* START *

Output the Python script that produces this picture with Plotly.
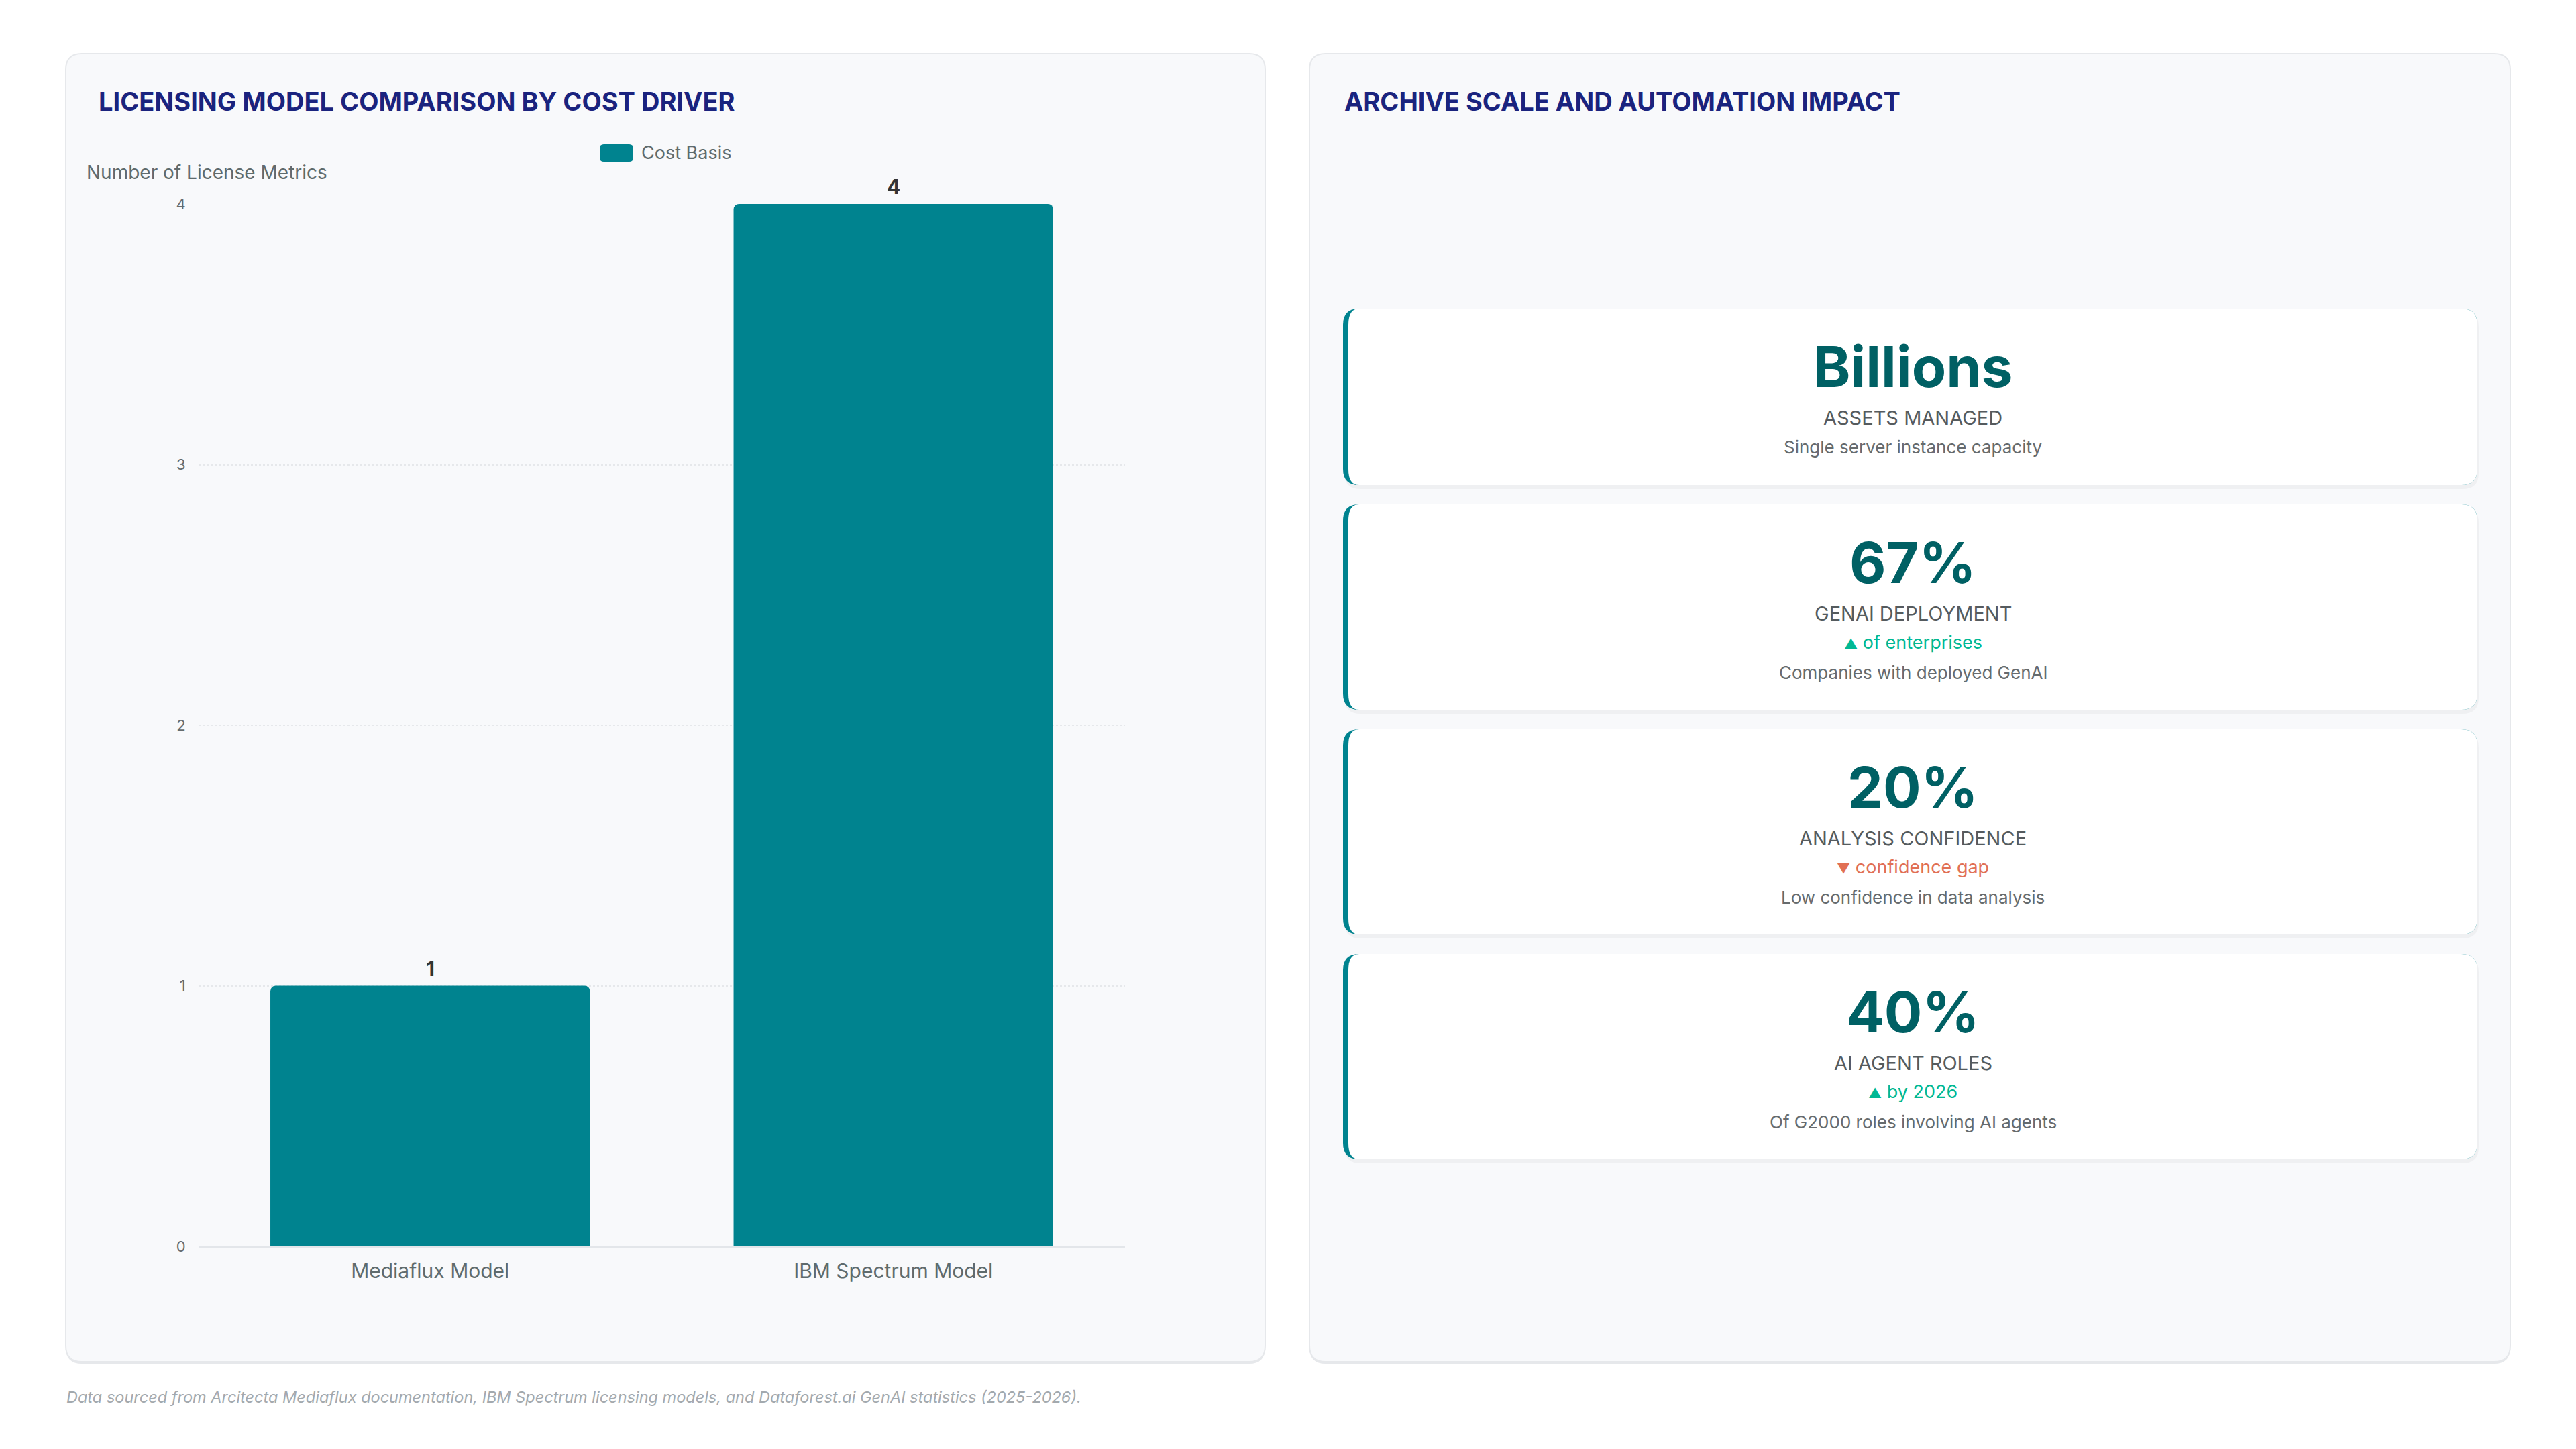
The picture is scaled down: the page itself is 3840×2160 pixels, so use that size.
import plotly.graph_objects as go

# Dados do gráfico de barras
categories = ['Mediaflux Model', 'IBM Spectrum Model']
cost_basis = [1, 4]
series_name = 'Cost Basis'

# Dados dos cartões de KPI
kpi_values = ['Billions', '67%', '20%', '40%']
kpi_labels = ['ASSETS MANAGED', 'GENAI DEPLOYMENT', 'ANALYSIS CONFIDENCE', 'AI AGENT ROLES']
kpi_deltas = [None, 'of enterprises', 'confidence gap', 'by 2026']
kpi_delta_dirs = [None, 'up', 'down', 'up']
kpi_descs = ['Single server instance capacity', 'Companies with deployed GenAI',
             'Low confidence in data analysis', 'Of G2000 roles involving AI agents']

W, H = 3840, 2160
FONT = 'Inter, Noto Sans, sans-serif'
TEAL = '#00838f'
NAVY = '#1a237e'


def px(x):
    return x / W


def py(y):
    return 1 - y / H


def rounded_path(x0, y0, x1, y1, r, inset_left=0):
    # retângulo arredondado em pixels (origem no topo) convertido para paper
    pts = [
        ('M', [(x0 + r, y0)]),
        ('L', [(x1 - r, y0)]),
        ('Q', [(x1, y0), (x1, y0 + r)]),
        ('L', [(x1, y1 - r)]),
        ('Q', [(x1, y1), (x1 - r, y1)]),
        ('L', [(x0 + r, y1)]),
        ('Q', [(x0 + inset_left, y1), (x0 + inset_left, y1 - r)]),
        ('L', [(x0 + inset_left, y0 + r)]),
        ('Q', [(x0 + inset_left, y0), (x0 + r, y0)]),
    ]
    s = ''
    for cmd, coords in pts:
        s += cmd + ' ' + ' '.join(f'{px(a):.6f},{py(b):.6f}' for a, b in coords) + ' '
    return s + 'Z'


shapes = []
annotations = []

# Painéis
for x0, x1 in [(98, 1886), (1952, 3742)]:
    shapes.append(dict(type='path', xref='paper', yref='paper', layer='below',
                       path=rounded_path(x0, 83, x1, 2033, 24),
                       fillcolor='#e6e8eb', line=dict(width=0)))
    shapes.append(dict(type='path', xref='paper', yref='paper', layer='below',
                       path=rounded_path(x0, 80, x1, 2030, 24),
                       fillcolor='#f8f9fb', line=dict(color='#e6e8eb', width=2)))

# Títulos
annotations.append(dict(x=px(145), y=py(151), xref='paper', yref='paper', xanchor='left', yanchor='middle',
                        text='<b>LICENSING MODEL COMPARISON BY COST DRIVER</b>', showarrow=False,
                        font=dict(family=FONT, size=38, color=NAVY)))
annotations.append(dict(x=px(2002), y=py(151), xref='paper', yref='paper', xanchor='left', yanchor='middle',
                        text='<b>ARCHIVE SCALE AND AUTOMATION IMPACT</b>', showarrow=False,
                        font=dict(family=FONT, size=38, color=NAVY)))

# Legenda
shapes.append(dict(type='path', xref='paper', yref='paper',
                   path=rounded_path(894, 215, 944, 241, 6),
                   fillcolor=TEAL, line=dict(width=0)))
annotations.append(dict(x=px(954), y=py(228), xref='paper', yref='paper', xanchor='left', yanchor='middle',
                        text=series_name, showarrow=False,
                        font=dict(family=FONT, size=27, color='#5f6b6d')))

# Título do eixo Y
annotations.append(dict(x=px(490), y=py(257), xref='paper', yref='paper', xanchor='right', yanchor='middle',
                        text='Number of License Metrics', showarrow=False,
                        font=dict(family=FONT, size=28, color='#5f6b6d')))

# Rótulos de valor
for c, v in zip(categories, cost_basis):
    annotations.append(dict(x=c, y=v, xref='x', yref='y', xanchor='center', yanchor='bottom', yshift=6,
                            text=f'<b>{v}</b>', showarrow=False,
                            font=dict(family=FONT, size=30, color='#333333')))

# Cartões de KPI
card_x0, card_x1 = 2002, 3693
cx = (card_x0 + 8 + card_x1) / 2
top = 460
for val, lab, delta, d, desc in zip(kpi_values, kpi_labels, kpi_deltas, kpi_delta_dirs, kpi_descs):
    h = 306 if delta else 263
    bottom = top + h
    shapes.append(dict(type='path', xref='paper', yref='paper',
                       path=rounded_path(card_x0 + 2, top + 3, card_x1 + 2, bottom + 6, 24),
                       fillcolor='rgba(0,0,0,0.035)', line=dict(width=0)))
    shapes.append(dict(type='path', xref='paper', yref='paper',
                       path=rounded_path(card_x0, top, card_x1, bottom, 24),
                       fillcolor=TEAL, line=dict(width=0)))
    shapes.append(dict(type='path', xref='paper', yref='paper',
                       path=rounded_path(card_x0, top, card_x1, bottom, 24, inset_left=8),
                       fillcolor='#ffffff', line=dict(width=0)))
    annotations.append(dict(x=px(cx), y=py(top + 86), xref='paper', yref='paper', xanchor='center',
                            yanchor='middle', text=f'<b>{val}</b>', showarrow=False,
                            font=dict(family=FONT, size=84, color='#006064')))
    annotations.append(dict(x=px(cx), y=py(top + 162), xref='paper', yref='paper', xanchor='center',
                            yanchor='middle', text=lab, showarrow=False,
                            font=dict(family=FONT, size=29, color='#555b5e')))
    desc_y = top + 207
    if delta:
        arrow = '▲' if d == 'up' else '▼'
        col = '#00b894' if d == 'up' else '#e17055'
        annotations.append(dict(x=px(cx), y=py(top + 205), xref='paper', yref='paper', xanchor='center',
                                yanchor='middle', text=f'<span style="font-size:20px">{arrow}</span> {delta}',
                                showarrow=False, font=dict(family=FONT, size=27, color=col)))
        desc_y = top + 250
    annotations.append(dict(x=px(cx), y=py(desc_y), xref='paper', yref='paper', xanchor='center',
                            yanchor='middle', text=desc, showarrow=False,
                            font=dict(family=FONT, size=26, color='#666b6e')))
    top = bottom + 29

# Nota de rodapé
annotations.append(dict(x=px(97), y=py(2082), xref='paper', yref='paper', xanchor='left', yanchor='middle',
                        text='<i>Data sourced from Arcitecta Mediaflux documentation, IBM Spectrum licensing models, '
                             'and Dataforest.ai GenAI statistics (2025-2026).</i>',
                        showarrow=False, font=dict(family=FONT, size=23.5, color='#a3a9ae')))

fig = go.Figure(go.Bar(x=categories, y=cost_basis, name=series_name, marker_color=TEAL,
                       marker_line_width=0, marker_cornerradius=8, showlegend=False,
                       hoverinfo='x+y'))

fig.update_layout(
    width=W, height=H,
    margin=dict(l=0, r=0, t=0, b=0, pad=0, autoexpand=False),
    paper_bgcolor='#ffffff', plot_bgcolor='rgba(0,0,0,0)',
    font=dict(family=FONT),
    bargap=0.31,
    shapes=shapes, annotations=annotations,
    xaxis=dict(domain=[px(296), px(1677)], showgrid=False, showline=True, linecolor='#e3e6ea', linewidth=3,
               ticks='outside', ticklen=8, tickcolor='rgba(0,0,0,0)', automargin=False,
               tickfont=dict(size=30, color='#5f6b6d', family=FONT), fixedrange=True),
    yaxis=dict(domain=[py(1858), py(304)], range=[0, 4], dtick=1, showgrid=True, gridcolor='#e6e8eb',
               griddash='dot', gridwidth=2, zeroline=False, showline=False, automargin=False,
               ticks='outside', ticklen=14, tickcolor='rgba(0,0,0,0)',
               tickfont=dict(size=22, color='#666b6e', family=FONT), fixedrange=True),
)

# sem margem da página, para a figura ocupar a janela exatamente
fig.write_html('out.html', config={'displayModeBar': False},
               post_script="document.body.style.margin='0';document.body.style.overflow='hidden';")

* END *

Word for word, quote the full listing, omitting every picture.

Exercise solution
Output the Python script that produces this picture with Plotly.
The picture is scaled down: the page itself is 3840×2160 pixels, so use that size.
import plotly.graph_objects as go

# Dados do gráfico de barras
categories = ['Mediaflux Model', 'IBM Spectrum Model']
cost_basis = [1, 4]
series_name = 'Cost Basis'

# Dados dos cartões de KPI
kpi_values = ['Billions', '67%', '20%', '40%']
kpi_labels = ['ASSETS MANAGED', 'GENAI DEPLOYMENT', 'ANALYSIS CONFIDENCE', 'AI AGENT ROLES']
kpi_deltas = [None, 'of enterprises', 'confidence gap', 'by 2026']
kpi_delta_dirs = [None, 'up', 'down', 'up']
kpi_descs = ['Single server instance capacity', 'Companies with deployed GenAI',
             'Low confidence in data analysis', 'Of G2000 roles involving AI agents']

W, H = 3840, 2160
FONT = 'Inter, Noto Sans, sans-serif'
TEAL = '#00838f'
NAVY = '#1a237e'


def px(x):
    return x / W


def py(y):
    return 1 - y / H


def rounded_path(x0, y0, x1, y1, r, inset_left=0):
    # retângulo arredondado em pixels (origem no topo) convertido para paper
    pts = [
        ('M', [(x0 + r, y0)]),
        ('L', [(x1 - r, y0)]),
        ('Q', [(x1, y0), (x1, y0 + r)]),
        ('L', [(x1, y1 - r)]),
        ('Q', [(x1, y1), (x1 - r, y1)]),
        ('L', [(x0 + r, y1)]),
        ('Q', [(x0 + inset_left, y1), (x0 + inset_left, y1 - r)]),
        ('L', [(x0 + inset_left, y0 + r)]),
        ('Q', [(x0 + inset_left, y0), (x0 + r, y0)]),
    ]
    s = ''
    for cmd, coords in pts:
        s += cmd + ' ' + ' '.join(f'{px(a):.6f},{py(b):.6f}' for a, b in coords) + ' '
    return s + 'Z'


shapes = []
annotations = []

# Painéis
for x0, x1 in [(98, 1886), (1952, 3742)]:
    shapes.append(dict(type='path', xref='paper', yref='paper', layer='below',
                       path=rounded_path(x0, 83, x1, 2033, 24),
                       fillcolor='#e6e8eb', line=dict(width=0)))
    shapes.append(dict(type='path', xref='paper', yref='paper', layer='below',
                       path=rounded_path(x0, 80, x1, 2030, 24),
                       fillcolor='#f8f9fb', line=dict(color='#e6e8eb', width=2)))

# Títulos
annotations.append(dict(x=px(145), y=py(151), xref='paper', yref='paper', xanchor='left', yanchor='middle',
                        text='<b>LICENSING MODEL COMPARISON BY COST DRIVER</b>', showarrow=False,
                        font=dict(family=FONT, size=38, color=NAVY)))
annotations.append(dict(x=px(2002), y=py(151), xref='paper', yref='paper', xanchor='left', yanchor='middle',
                        text='<b>ARCHIVE SCALE AND AUTOMATION IMPACT</b>', showarrow=False,
                        font=dict(family=FONT, size=38, color=NAVY)))

# Legenda
shapes.append(dict(type='path', xref='paper', yref='paper',
                   path=rounded_path(894, 215, 944, 241, 6),
                   fillcolor=TEAL, line=dict(width=0)))
annotations.append(dict(x=px(954), y=py(228), xref='paper', yref='paper', xanchor='left', yanchor='middle',
                        text=series_name, showarrow=False,
                        font=dict(family=FONT, size=27, color='#5f6b6d')))

# Título do eixo Y
annotations.append(dict(x=px(490), y=py(257), xref='paper', yref='paper', xanchor='right', yanchor='middle',
                        text='Number of License Metrics', showarrow=False,
                        font=dict(family=FONT, size=28, color='#5f6b6d')))

# Rótulos de valor
for c, v in zip(categories, cost_basis):
    annotations.append(dict(x=c, y=v, xref='x', yref='y', xanchor='center', yanchor='bottom', yshift=6,
                            text=f'<b>{v}</b>', showarrow=False,
                            font=dict(family=FONT, size=30, color='#333333')))

# Cartões de KPI
card_x0, card_x1 = 2002, 3693
cx = (card_x0 + 8 + card_x1) / 2
top = 460
for val, lab, delta, d, desc in zip(kpi_values, kpi_labels, kpi_deltas, kpi_delta_dirs, kpi_descs):
    h = 306 if delta else 263
    bottom = top + h
    shapes.append(dict(type='path', xref='paper', yref='paper',
                       path=rounded_path(card_x0 + 2, top + 3, card_x1 + 2, bottom + 6, 24),
                       fillcolor='rgba(0,0,0,0.035)', line=dict(width=0)))
    shapes.append(dict(type='path', xref='paper', yref='paper',
                       path=rounded_path(card_x0, top, card_x1, bottom, 24),
                       fillcolor=TEAL, line=dict(width=0)))
    shapes.append(dict(type='path', xref='paper', yref='paper',
                       path=rounded_path(card_x0, top, card_x1, bottom, 24, inset_left=8),
                       fillcolor='#ffffff', line=dict(width=0)))
    annotations.append(dict(x=px(cx), y=py(top + 86), xref='paper', yref='paper', xanchor='center',
                            yanchor='middle', text=f'<b>{val}</b>', showarrow=False,
                            font=dict(family=FONT, size=84, color='#006064')))
    annotations.append(dict(x=px(cx), y=py(top + 162), xref='paper', yref='paper', xanchor='center',
                            yanchor='middle', text=lab, showarrow=False,
                            font=dict(family=FONT, size=29, color='#555b5e')))
    desc_y = top + 207
    if delta:
        arrow = '▲' if d == 'up' else '▼'
        col = '#00b894' if d == 'up' else '#e17055'
        annotations.append(dict(x=px(cx), y=py(top + 205), xref='paper', yref='paper', xanchor='center',
                                yanchor='middle', text=f'<span style="font-size:20px">{arrow}</span> {delta}',
                                showarrow=False, font=dict(family=FONT, size=27, color=col)))
        desc_y = top + 250
    annotations.append(dict(x=px(cx), y=py(desc_y), xref='paper', yref='paper', xanchor='center',
                            yanchor='middle', text=desc, showarrow=False,
                            font=dict(family=FONT, size=26, color='#666b6e')))
    top = bottom + 29

# Nota de rodapé
annotations.append(dict(x=px(97), y=py(2082), xref='paper', yref='paper', xanchor='left', yanchor='middle',
                        text='<i>Data sourced from Arcitecta Mediaflux documentation, IBM Spectrum licensing models, '
                             'and Dataforest.ai GenAI statistics (2025-2026).</i>',
                        showarrow=False, font=dict(family=FONT, size=23.5, color='#a3a9ae')))

fig = go.Figure(go.Bar(x=categories, y=cost_basis, name=series_name, marker_color=TEAL,
                       marker_line_width=0, marker_cornerradius=8, showlegend=False,
                       hoverinfo='x+y'))

fig.update_layout(
    width=W, height=H,
    margin=dict(l=0, r=0, t=0, b=0, pad=0, autoexpand=False),
    paper_bgcolor='#ffffff', plot_bgcolor='rgba(0,0,0,0)',
    font=dict(family=FONT),
    bargap=0.31,
    shapes=shapes, annotations=annotations,
    xaxis=dict(domain=[px(296), px(1677)], showgrid=False, showline=True, linecolor='#e3e6ea', linewidth=3,
               ticks='outside', ticklen=8, tickcolor='rgba(0,0,0,0)', automargin=False,
               tickfont=dict(size=30, color='#5f6b6d', family=FONT), fixedrange=True),
    yaxis=dict(domain=[py(1858), py(304)], range=[0, 4], dtick=1, showgrid=True, gridcolor='#e6e8eb',
               griddash='dot', gridwidth=2, zeroline=False, showline=False, automargin=False,
               ticks='outside', ticklen=14, tickcolor='rgba(0,0,0,0)',
               tickfont=dict(size=22, color='#666b6e', family=FONT), fixedrange=True),
)

# sem margem da página, para a figura ocupar a janela exatamente
fig.write_html('out.html', config={'displayModeBar': False},
               post_script="document.body.style.margin='0';document.body.style.overflow='hidden';")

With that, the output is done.